The execution of an employment contract is a legal requirement in Italy. The contract contains all the relevant conditions of employment including scope of responsibility, place of work, salary, benefits, work hours, duration of contract, notice period, and any special arrangements. The framework and minimum standard for individual employment contracts are generated by the wage agreements of the given industry, some of which are supplemented at a local level by addenda determined by the province and/or operating agreements.
An open-ended employment contract (contratto a tempo indeterminato) may specify a probationary period of 6 months, during which time either party may terminate the employment relationship at any time. Outside of this probationary period, all terminations must made be in writing and, if it is the employer who is doing the terminating, the grounds for dismissal must be clearly specified; notice periods are laid down in wage agreements.

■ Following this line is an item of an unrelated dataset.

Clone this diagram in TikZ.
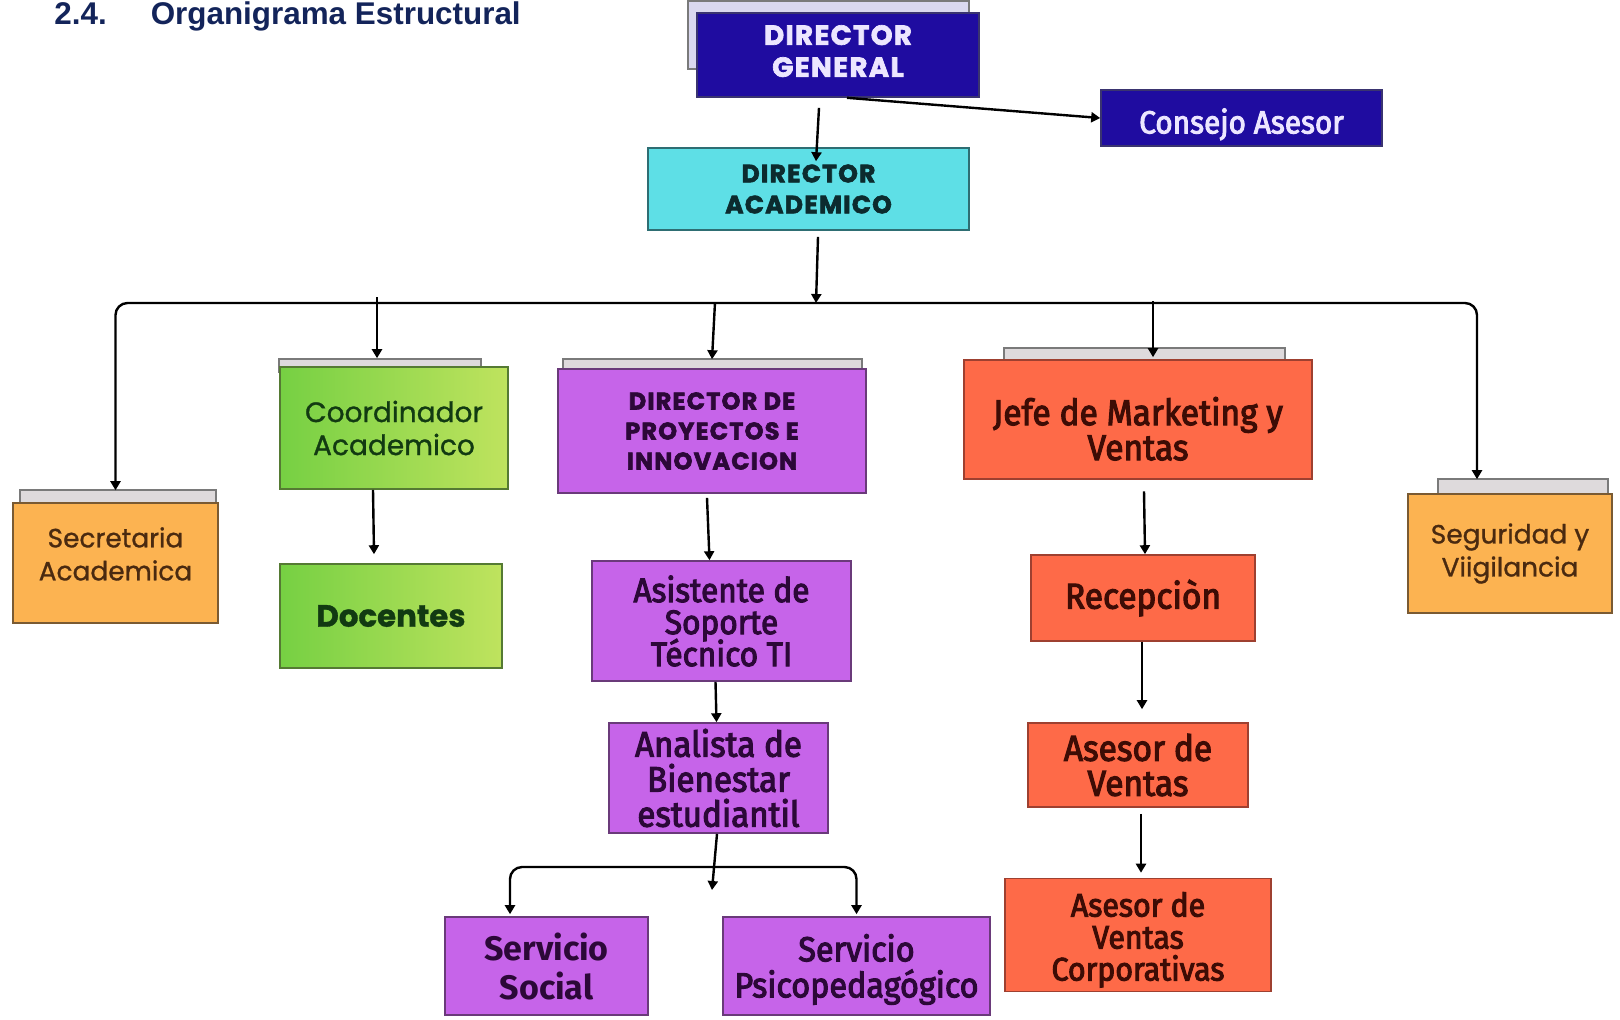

At the end of an employment contract, employees are entitled to a severance payment (trattamento di fine rapporto) amounting to about one month's salary for every year of employment. New and more flexible types of contracts are becoming more widespread in Italy and are replacing traditional working relationships more and more. Temporary contracts (contratti a tempo determinato) are limited to a total duration of 36 months and may be renewed only once during this period of time. There are also a number of atypical employment contracts including: project work (contratto di lavoro/di collaborazione a progetto), part-time work, on-call work (lavoro intermittente), job-sharing (lavoro ripartito), temporary employment (contratto di somministrazione) and marginal employment (prestazione accessorio di lavoro).